There is warm air outdoors, there is melting snow, there was sun for about five minutes till it got above the overcast line, work on the anthology continues apace, and I have a single two-part scene to write before the Orchestrated will officially be a complete first draft. That’s today’s goal, and then it’s out of the way for when the anthology kicks into high gear next month as more completed submissions pour in. That’s not the only reason it’s today’s goal, of course: I’m really excited about the idea of actually finishing the novel. Usually my books get stuffed into a metaphorical drawer because I can’t decide how they’re supposed to end. Actually that’s not entirely true; thinking back, over the past four years only two have done that, the Poppy book (or Creating the Muse or the GCN or whatever you might remember it being called in its vast variety of temporary names) and the Pandora book. And I think about the Pandora book a lot, trying different resolutions in my mind. Many Names got finished, Balsamic Moon was finished (albeit in a two-page summary of the final chapter), Il Maestro e le Figlie di Coro is technically a complete first draft, although I think it needs an epilogue (I’ll confirm that if and when I ever revise it). Swan Sister is ongoing, as are the non-fic twins Harpsichord Dreams and the as-of-yet-untitled cello book, although all three are hibernating at the moment.

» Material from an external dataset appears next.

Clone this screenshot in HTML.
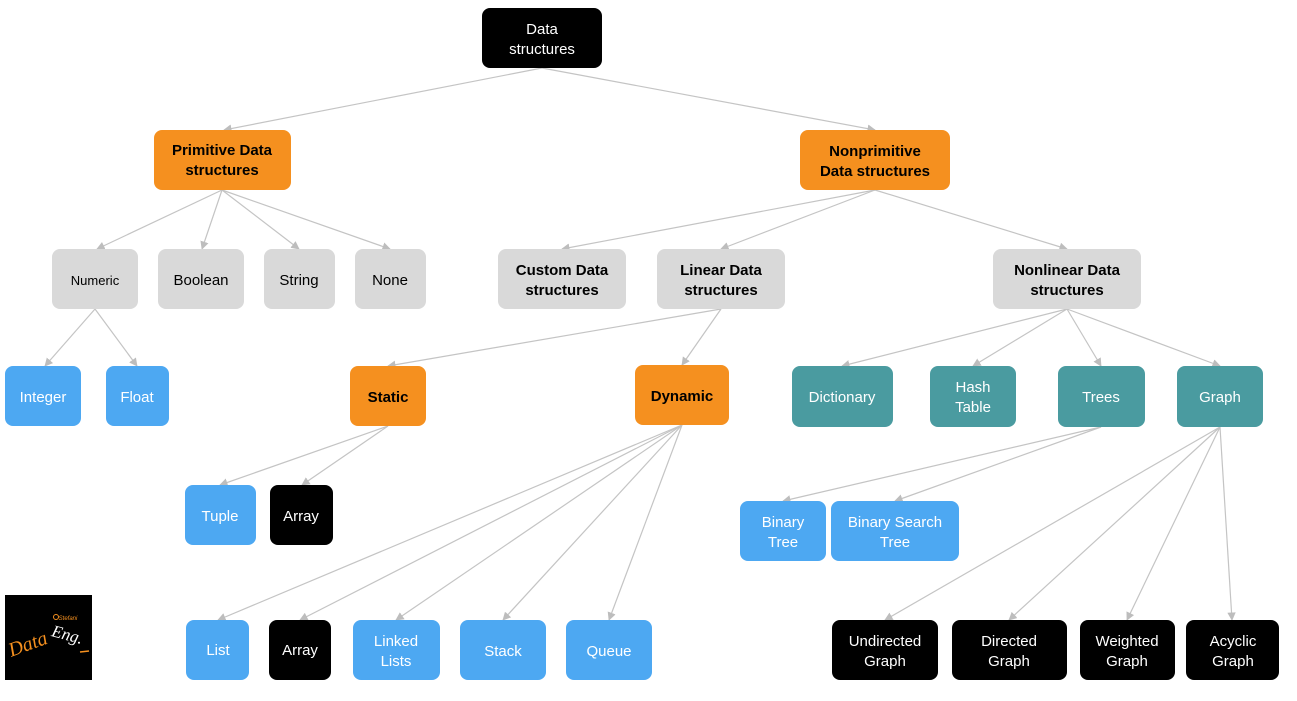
<!DOCTYPE html>
<html><head><meta charset="utf-8"><style>
body{margin:0;background:#fff;width:1297px;height:696px;overflow:hidden}
text{font-family:"Liberation Sans",sans-serif;font-size:15px;text-anchor:middle}
</style></head><body>
<svg width="1297" height="696" viewBox="0 0 1297 696" xmlns="http://www.w3.org/2000/svg">
<defs><marker id="a" viewBox="0 0 10 10" refX="9" refY="5" markerWidth="7" markerHeight="7" orient="auto"><path d="M0,0L10,5L0,10z" fill="#bdbdbd"/></marker></defs>
<g stroke="#c4c4c4" stroke-width="1.2" fill="none" marker-end="url(#a)">
<line x1="542" y1="68" x2="224" y2="130"/><line x1="542" y1="68" x2="875" y2="130"/>
<line x1="222" y1="190" x2="97" y2="249"/><line x1="222" y1="190" x2="202" y2="249"/><line x1="222" y1="190" x2="299" y2="249"/><line x1="222" y1="190" x2="390" y2="249"/>
<line x1="875" y1="190" x2="562" y2="249"/><line x1="875" y1="190" x2="721" y2="249"/><line x1="875" y1="190" x2="1067" y2="249"/>
<line x1="95" y1="309" x2="45" y2="366"/><line x1="95" y1="309" x2="137" y2="366"/>
<line x1="721" y1="309" x2="388" y2="366"/><line x1="721" y1="309" x2="682" y2="365"/>
<line x1="1067" y1="309" x2="842" y2="366"/><line x1="1067" y1="309" x2="973" y2="366"/><line x1="1067" y1="309" x2="1101" y2="366"/><line x1="1067" y1="309" x2="1220" y2="366"/>
<line x1="388" y1="426" x2="220" y2="485"/><line x1="388" y1="426" x2="302" y2="485"/>
<line x1="1101" y1="427" x2="783" y2="501"/><line x1="1101" y1="427" x2="895" y2="501"/>
<line x1="682" y1="425" x2="218" y2="620"/><line x1="682" y1="425" x2="300" y2="620"/><line x1="682" y1="425" x2="396" y2="620"/><line x1="682" y1="425" x2="503" y2="620"/><line x1="682" y1="425" x2="609" y2="620"/>
<line x1="1220" y1="427" x2="885" y2="620"/><line x1="1220" y1="427" x2="1009" y2="620"/><line x1="1220" y1="427" x2="1127" y2="620"/><line x1="1220" y1="427" x2="1232" y2="620"/>
</g>
<g>
<rect x="482" y="8" width="120" height="60" rx="8" fill="#000"/>
<rect x="154" y="130" width="137" height="60" rx="8" fill="#F5901F"/>
<rect x="800" y="130" width="150" height="60" rx="8" fill="#F5901F"/>
<rect x="52" y="249" width="86" height="60" rx="8" fill="#d9d9d9"/>
<rect x="158" y="249" width="86" height="60" rx="8" fill="#d9d9d9"/>
<rect x="264" y="249" width="71" height="60" rx="8" fill="#d9d9d9"/>
<rect x="355" y="249" width="71" height="60" rx="8" fill="#d9d9d9"/>
<rect x="498" y="249" width="128" height="60" rx="8" fill="#d9d9d9"/>
<rect x="657" y="249" width="128" height="60" rx="8" fill="#d9d9d9"/>
<rect x="993" y="249" width="148" height="60" rx="8" fill="#d9d9d9"/>
<rect x="5" y="366" width="76" height="60" rx="8" fill="#4DA8F2"/>
<rect x="106" y="366" width="63" height="60" rx="8" fill="#4DA8F2"/>
<rect x="350" y="366" width="76" height="60" rx="8" fill="#F5901F"/>
<rect x="635" y="365" width="94" height="60" rx="8" fill="#F5901F"/>
<rect x="792" y="366" width="101" height="61" rx="8" fill="#4A9BA0"/>
<rect x="930" y="366" width="86" height="61" rx="8" fill="#4A9BA0"/>
<rect x="1058" y="366" width="87" height="61" rx="8" fill="#4A9BA0"/>
<rect x="1177" y="366" width="86" height="61" rx="8" fill="#4A9BA0"/>
<rect x="185" y="485" width="71" height="60" rx="8" fill="#4DA8F2"/>
<rect x="270" y="485" width="63" height="60" rx="8" fill="#000"/>
<rect x="740" y="501" width="86" height="60" rx="8" fill="#4DA8F2"/>
<rect x="831" y="501" width="128" height="60" rx="8" fill="#4DA8F2"/>
<rect x="186" y="620" width="63" height="60" rx="8" fill="#4DA8F2"/>
<rect x="269" y="620" width="62" height="60" rx="8" fill="#000"/>
<rect x="353" y="620" width="87" height="60" rx="8" fill="#4DA8F2"/>
<rect x="460" y="620" width="86" height="60" rx="8" fill="#4DA8F2"/>
<rect x="566" y="620" width="86" height="60" rx="8" fill="#4DA8F2"/>
<rect x="832" y="620" width="106" height="60" rx="8" fill="#000"/>
<rect x="952" y="620" width="115" height="60" rx="8" fill="#000"/>
<rect x="1080" y="620" width="95" height="60" rx="8" fill="#000"/>
<rect x="1186" y="620" width="93" height="60" rx="8" fill="#000"/>
<rect x="5" y="595" width="87" height="85" fill="#000"/>
</g>
<g fill="#fff">
<text x="542" y="34">Data</text><text x="542" y="54">structures</text>
<text x="1233" y="646">Acyclic</text><text x="1233" y="666">Graph</text>
<text x="1127" y="646">Weighted</text><text x="1127" y="666">Graph</text>
<text x="1009" y="646">Directed</text><text x="1009" y="666">Graph</text>
<text x="885" y="646">Undirected</text><text x="885" y="666">Graph</text>
<text x="300" y="655">Array</text><text x="301" y="521">Array</text>
<text x="43" y="402">Integer</text><text x="137" y="402">Float</text>
<text x="220" y="521">Tuple</text>
<text x="783" y="527">Binary</text><text x="783" y="547">Tree</text>
<text x="895" y="527">Binary Search</text><text x="895" y="547">Tree</text>
<text x="218" y="655">List</text>
<text x="396" y="646">Linked</text><text x="396" y="666">Lists</text>
<text x="503" y="656">Stack</text><text x="609" y="656">Queue</text>
<text x="842" y="402">Dictionary</text>
<text x="973" y="392">Hash</text><text x="973" y="412">Table</text>
<text x="1101" y="402">Trees</text><text x="1220" y="402">Graph</text>
</g>
<g fill="#000">
<text x="222" y="155" font-weight="bold">Primitive Data</text><text x="222" y="175" font-weight="bold">structures</text>
<text x="875" y="156" font-weight="bold">Nonprimitive</text><text x="875" y="176" font-weight="bold">Data structures</text>
<text x="95" y="285" style="font-size:13px">Numeric</text>
<text x="201" y="285">Boolean</text><text x="299" y="285">String</text><text x="390" y="285">None</text>
<text x="562" y="275" font-weight="bold">Custom Data</text><text x="562" y="295" font-weight="bold">structures</text>
<text x="721" y="275" font-weight="bold">Linear Data</text><text x="721" y="295" font-weight="bold">structures</text>
<text x="1067" y="275" font-weight="bold">Nonlinear Data</text><text x="1067" y="295" font-weight="bold">structures</text>
<text x="388" y="402" font-weight="bold">Static</text><text x="682" y="401" font-weight="bold">Dynamic</text>
</g>
<g font-style="italic" font-family="Liberation Serif">
<circle cx="56" cy="617" r="2.5" fill="none" stroke="#F5901F"/>
<text x="68" y="620" style="font-size:6px;fill:#F5901F;font-family:'Liberation Sans'">Stefani</text>
<text x="30" y="650" transform="rotate(-20 30 650)" style="font-size:20px;fill:#F5901F;font-family:'Liberation Serif';font-style:italic">Data</text>
<text x="66" y="640" transform="rotate(15 66 640)" style="font-size:17px;fill:#fff;font-family:'Liberation Serif';font-style:italic">Eng.</text>
<line x1="80" y1="652" x2="89" y2="651" stroke="#F5901F" stroke-width="1.5"/>
</g>
</svg>
</body></html>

So yes: very exciting. I suspect starting with a brief synopsis, expanding it to a detailed synopsis, then writing from that synopsis is to be thanked for the actual execution of the project. (See how I cleverly avoided the word ‘outline’ there?) I usually prefer to write blind and discover what happens as I go, but I have to say, knowing the end helped a lot on this project. There are a half-dozen places where I would have stalled otherwise.
More tea! And I must see if those scones are still edible. And I should probably put a batch of bread on to rise.
Orchestrated Update
New words today: 1,638
Total word count, Orchestrated: 68,074
I just started the final scene, or rather the first part of the two-part final scene. Wow.
I am late. Must fly.
Exercise In Frustration
Yesterday was, quite simply, an exercise in frustration. It didn’t feel like it at the time, but by the end of the day I’d had quite enough. And it seems to have seeped into this morning, too.
The momentum of the previous day’s writing didn’t quite carry over, so I spent a lot of time bashing my head against the end of the book. Hydro decided to play footsie with the neighbourhood, resulting in intermittent power through the afternoon followed by a solid hour of nothing. I finished knitting the boy’s lightsaber, and then everyone came home and the boy clicked into Irritating mode right around the time I was attacked by a nasty headache.
I got through dinner, packed up, and left for orchestra. I felt odder by the second but figured it was low blood sugar, which would be remedied any moment once dinner kicked in. Didn’t happen. I hung on through the first half of rehearsal, determined not to pass out, and left at break.
Here’s the thing: I remember telling my principal that I thought I should go home, and she told me to do it. I remember being dressed to go and saying goodbye to the second desk people. And then I don’t remember anything until I clicked back in halfway home, on the highway. It was not a good thing at all. Took me about five minutes to get out of the car and inside the house, too. Very shaky; very dizzy. Bad all round. It wasn’t blood sugar, it was fibro reminding me that although I have had months of good or only-slightly-off days, a couple of hours of Very Bad can still wholly and successfully screw me up.
Then this morning, when I was trying very hard to be in a good mood, I got an email that made me absolutely livid (I keep telling myself it’s not my problem, and it really isn’t, but it’s hard to let go when you put time and energy into something and people do things that indicate they don’t value that time and energy), and the boy pulled the whiny poky I-don’t-hear-you act when I was trying to get him going. I treated myself to an iced cappuccino while I was running errands; it’s warm enough, and it was exactly what I needed. (Also, I used a gift certificate to buy it, so I feel smug.)
While I was out I picked up the yarn and needles I need for the music-patterned wristwarmers knit-along I and a bunch of musicians on Ravelry are doing in March. The colours are really lovely: a warm peaty brown for the main colour, and an Irish cream colour for the contrast work. Kind of a reverse of what antiqued ink on old parchment paper would look like. The black and white is so stark; I wanted something warmer.
And now, to work. Once I go rescue the rest of that iced cappuccino from the car where I parked it across the street, that is, because there was a two-foot high and wide pile of snow across the end of the driveway when I got back with groceries. Yay for snow removal; boo for the time lapse between the steps.
Orchestrated Update
New words today: 869
Total word count, Orchestrated: 66,436
Kind of frustrating, as the power kept cutting out and my laptops were only at low battery charge and were therefore pretty much useless once they’d booted up. Also, deleted four hundred words before the end of the workday; if I’d left them in it would be more like 1,200. And I think I lost a hundred or so in the last power outage.
Still, more words than were there before. Inching closer to the end.